Ma, potreste chiedere, quali sarebbero gli elementi di connessione tra le regole di democrazia interna dei partiti e i meccanismi di esaltazione delle leadership la cui “fortuna” è tanto evanescente quanto soggetta ai limiti temporali della contingenza naturalistica? Ebbene: per quanto possa sembrare impossibile, i ridetti elementi di connessione esistono, dal momento che proprio al processo di de-valorizzazione dei meccanismi di “membership”, è corrisposto il depauperamento delle forme regolamentari interne alle formazioni partitiche.

Intanto, perché la adesione ad un partito e alle condizioni regolamentari imposte, presupporrebbe, come nei fatti dovrebbe presupporre, la compartecipazione democratica della cosiddetta “base” alle decisioni rilevanti per la sua esistenza e la sua crescita. Quindi, perché quella “base”, diversamente da quanto parrebbe accadere oggi, non può semplicemente essere assunta quale strumento compiacente ed “impotente” di legittimazione reverenziale di una leadership non sempre ampiamente condivisa.

Infine, perché i “partiti”, nel loro essere “organizzazioni”, presuppongono l’esercizio condiviso e deliberato ad ampia maggioranza, di molteplici funzioni utili a formare la “sintesi” dell’azione di governo propriamente intesa. Tanto è vero che proprio la crisi delle leadership (quella ad esempio di Matteo Salvini, di Enrico Letta, dello stesso Giuseppe Conte che parrebbe non averla addirittura mai esercitata), ha determinato, condizionato ed aggravato il processo di “fluidificazione” delle diverse identità politiche le quali, se nel passato anche recente parevano essere vincolate alla forte affermazione delle proprie ideologie contrapposte, nella attualità contingente sembrerebbero aver lasciato ampio ed incolmabile spazio a “vuoti” organizzativi e creativi di immagine i quali, a loro volta, paiono aver influito sulla intervenuta incapacità, financo di “proclamazione”, e di elaborazione di principi e di valori.

Se ci dovessimo domandare “cosa” esattamente definisca l’identità di ogni singolo partito, io credo che non sapremo proprio come rispondere siccome “limiti” e “contro-limiti” si intrecciano, confondendosi, nei meccanismi definitori di (in) capacità performativa dei partiti.

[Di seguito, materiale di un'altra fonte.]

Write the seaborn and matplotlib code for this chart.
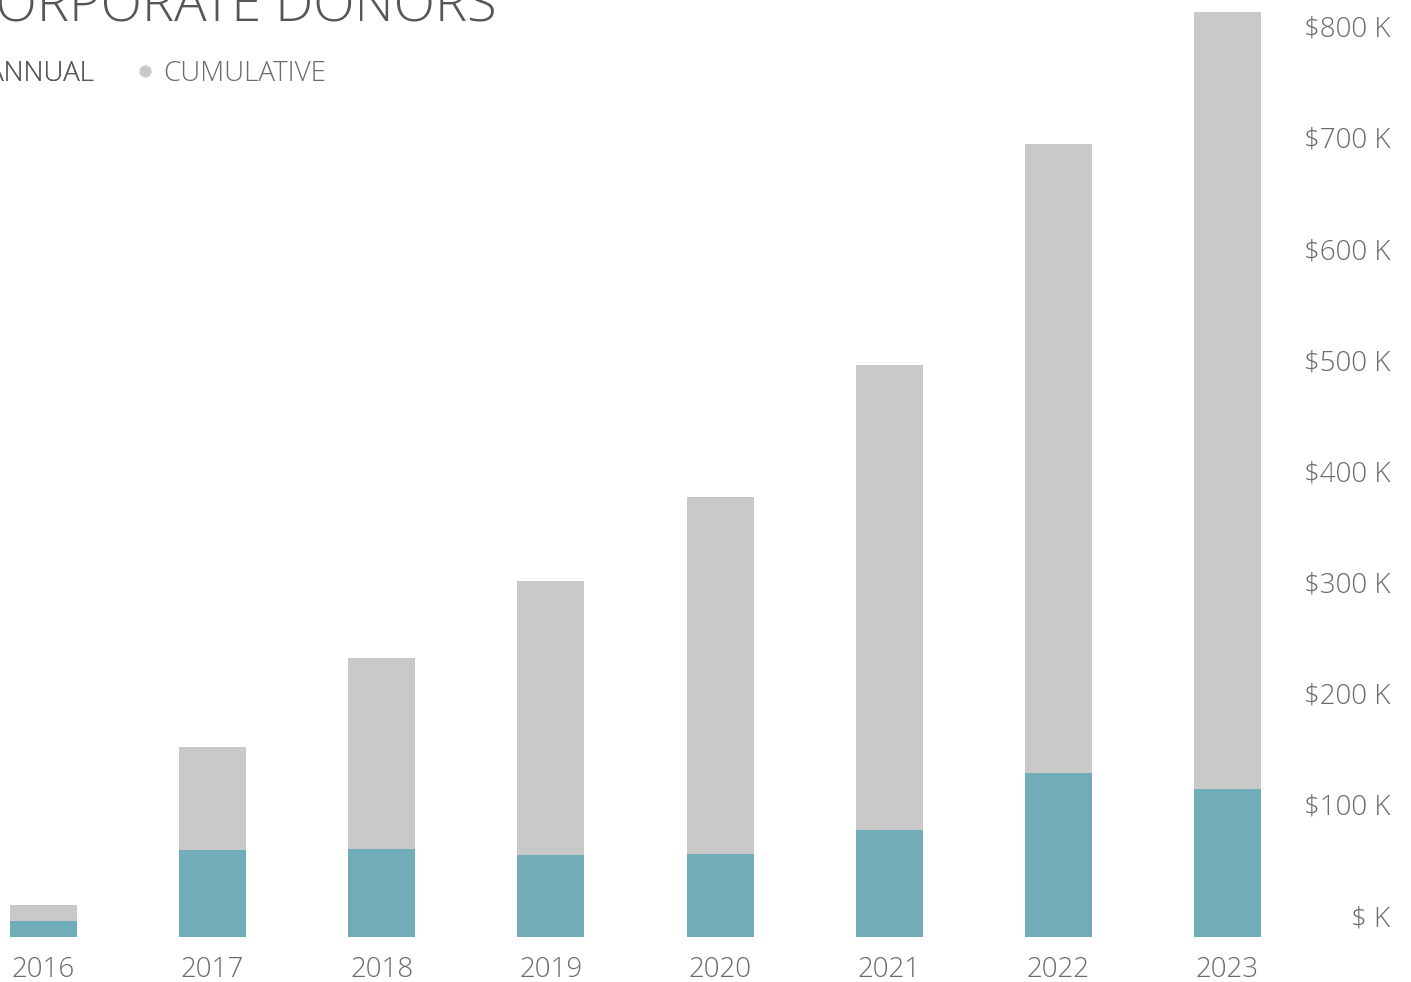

Si è creata una frattura profonda, insanabile direi, tra il concetto di pura e semplice “identità” e quello, più complesso, di “identificazione” siccome, quest’ultimo, lungi dal porsi quale semplice “appartenenza” ad un gruppo, si connota invece per il suo momento “relazionale”, ossia di percezione soggettiva degli elementi fondativi del gruppo di riferimento, con ogni conseguenza sul piano della formazione delle “correnti” quali elementi di de-formazione e allontanamento ideologico dalla “base”.

I partiti, in conclusione, non esistono più perché si è persa la concezione intransigente della rappresentanza come collante tra le leadership, ossia coloro che siano stati chiamati ad interpretare il ruolo di direzione politica, e la propria base associativa.

In questo senso, e per chiudere il cerchio, le vicende che hanno interessato il Movimento 5 Stelle altro non sono se non il riflesso della degenerazione di tutti i gruppi partitici i quali, a ben considerare, hanno oramai smarrito la capacità di costruire rappresentanze durature e strettamente individuate.

Il partito è divenuto un concetto desueto, anacronistico, de-contestualizzato rispetto all’organizzazione sociale e alle sue regole performanti.

Oggi come oggi, i partiti sono “tamquam non esset”. Su quali basi, pertanto, si potrà procedere al rinnovamento della classe dirigente del Paese?